Turkey condemns deadly attacks in Tunisia, Kuwait, France

Turkey condemns deadly attacks in Tunisia, Kuwait, France

ANKARA - Anadolu Agency
Turkey condemns deadly attacks in Tunisia, Kuwait, France

Three deadly attacks have been carried out within the space of three hours in France, Kuwait and Tunisia.

Turkish President Recep Tayyip Erdoğan and the Foreign Ministry have condemned Friday's attacks in Tunisia, Kuwait and France.
The attack on a tourist hotel in Sousse, east Tunisia left at least 37 people dead, including foreigners, and injured 36 others on June 26, the Tunisian Health Ministry said.

In another attack in Kuwait, twenty-five people were killed and 202 were injured in a suicide bombing targeting a Shia mosque in capital Kuwait City during Friday prayers.

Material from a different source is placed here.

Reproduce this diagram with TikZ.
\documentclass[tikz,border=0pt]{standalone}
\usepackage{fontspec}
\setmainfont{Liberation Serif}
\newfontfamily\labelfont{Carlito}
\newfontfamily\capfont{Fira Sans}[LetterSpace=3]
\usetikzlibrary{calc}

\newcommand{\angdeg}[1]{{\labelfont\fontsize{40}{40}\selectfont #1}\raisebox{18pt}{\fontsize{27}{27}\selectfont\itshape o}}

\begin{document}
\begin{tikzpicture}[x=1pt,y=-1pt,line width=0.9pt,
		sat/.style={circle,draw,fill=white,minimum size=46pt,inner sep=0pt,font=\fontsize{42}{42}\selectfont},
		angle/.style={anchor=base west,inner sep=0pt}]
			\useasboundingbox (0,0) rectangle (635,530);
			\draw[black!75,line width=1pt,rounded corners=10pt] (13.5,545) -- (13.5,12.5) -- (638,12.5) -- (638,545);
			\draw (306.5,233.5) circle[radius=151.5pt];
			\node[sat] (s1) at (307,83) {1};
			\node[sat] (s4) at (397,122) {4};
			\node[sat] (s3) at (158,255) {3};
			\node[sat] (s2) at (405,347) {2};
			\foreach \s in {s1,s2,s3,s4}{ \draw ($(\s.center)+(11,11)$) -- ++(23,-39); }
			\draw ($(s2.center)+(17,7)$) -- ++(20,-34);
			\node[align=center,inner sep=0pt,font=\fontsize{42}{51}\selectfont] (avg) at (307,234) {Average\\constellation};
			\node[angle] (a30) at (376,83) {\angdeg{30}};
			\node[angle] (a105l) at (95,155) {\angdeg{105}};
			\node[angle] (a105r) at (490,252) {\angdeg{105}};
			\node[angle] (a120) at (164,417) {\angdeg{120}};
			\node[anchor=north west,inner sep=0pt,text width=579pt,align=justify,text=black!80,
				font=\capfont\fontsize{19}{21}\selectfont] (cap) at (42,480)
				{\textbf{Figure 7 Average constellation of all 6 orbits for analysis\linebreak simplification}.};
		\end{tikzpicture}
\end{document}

Both attacks were claimed by the Islamic State of Iraq and the Levant (ISIL).

The suspected attacker who killed one at a U.S.-owned industrial gas factory in southern France was identified as Yassin Salhi, who was known to the French intelligence services for his alleged links with Salafist movements, according to the country's Interior Minister Bernard Cazeneuve.

"These bloody assaults, which target Kuwait and Tunisia's peace and stability and aim to trigger sectarian clashes in Kuwait, reveal the importance of regional and international cooperation in fighting against terrorism," Erdoğan said in a written statement published on the Presidency's official website on June 26.

He said Turkey shared Tunisian and Kuwaiti brothers' sorrow and was in complete solidarity with them against terrorism.

Erdoğan also expressed his condolences to the victims of the attacks and wished a speedy recovery to the injured.

On June 26, the Turkish Foreign Ministry also issued statements condemning both attacks.

"We condemn the attack that left one dead and wounded two others in France," the ministry said in its latest statement on June 27.
"We wish God's mercy on those who lost their lives, convey our sympathies to their families and wish for a speedy recovery to the wounded," it added.

The ministry also said that it would reiterate its solidarity with its friend and ally France in the fight against terrorism.
Salhi, a 35-year-old man from Saint-Priest, the fourth biggest suburb of Lyon, was a father of three and had worked as a delivery man.

French President François Hollande said the attack was "of a terrorist nature."